古代中国では大豆のことを「(しゅく)」とか「戎菽(チュウシュク)」と呼ばれていたとの記録が残っていますが、我が国の先祖である縄文人達がこのような呼び方をしていたとは考えられません。そもそも「豆」という文字は古代中国では食べ物を盛る高坏のことを指していました。「豆」という字の形が高坏の器の形に見えることからも容易に想像することが出来ます。これらの高坏は神様へのお供え物を盛り付ける器として、あるいは高貴な人の食事を盛る器として使われていたもので、東京ではお茶の水駅の近くにある湯島聖堂の孔子廟に供えられている高坏を見ることが出来ます。このことからも「豆」の字は中国で生まれた可能性が高いと思われます。神様にお供えする食べ物を乗せる器に対して「豆」と称していたのが、いつの間にか器に盛る食べ物を指すようになり、さらに食べ物の中でも恐らく一番多くお供えされていたと思われる「マメ」に対して、それまでは「叔(しゅく)」などと呼ばれていたのを「豆」という文字を書いて呼ぶようになったものと想像されます。その中でも目の前にある大小2つの豆に対して自然に「大豆」「小豆」と民衆が呼び分けたのではないかと想像されます。いずれかの時代になってそれらの呼び方が周辺国に伝わっていき、我が国でも「大豆」、「小豆」と呼ばれるようになったのではないかと想像されます。

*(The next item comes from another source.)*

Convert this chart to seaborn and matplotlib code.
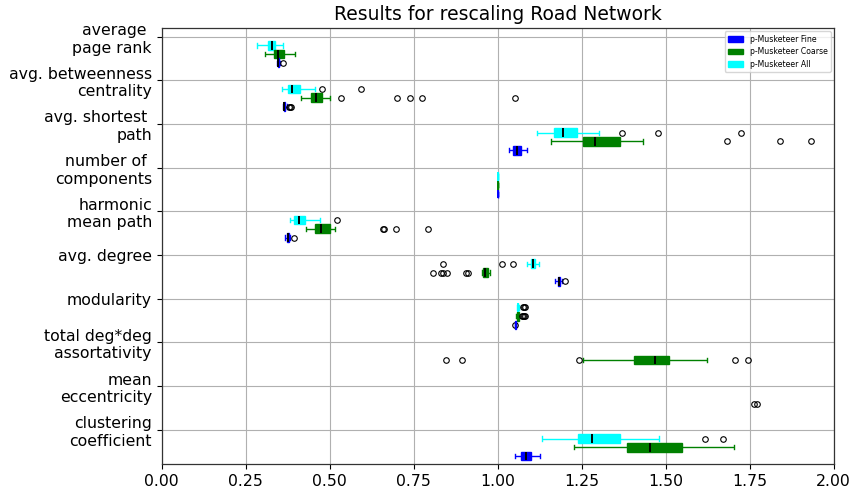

最初の「大豆」の記述については定かではなく今後の研究に待たれますが、中国をはじめとする東アジアではどの国も同じ「大豆」の文字を使うようになっていることから、最初は中国で使われた言葉が周辺の国に伝わっていったものと考えられます。

現在私たちの身の回りには大豆よりも大きな豆はいくつも見られます。例えばソラマメや甘納豆に使われる「べにばないんげん」、和菓子に使われる「いんげん豆」、その他「花豆」、「大福豆」、「金時豆」なども大豆よりも大きな豆です。でもダイズだけが今も「大きな豆」と表記されているのです。現在の大豆は煮豆などに用いる大粒大豆から小粒納豆に使われる極小粒大豆まで大きさの種類も多く、大豆には大きい豆というイメージはすでに消えていますが「大豆」の呼び方だけが愛着と共に残っているのです。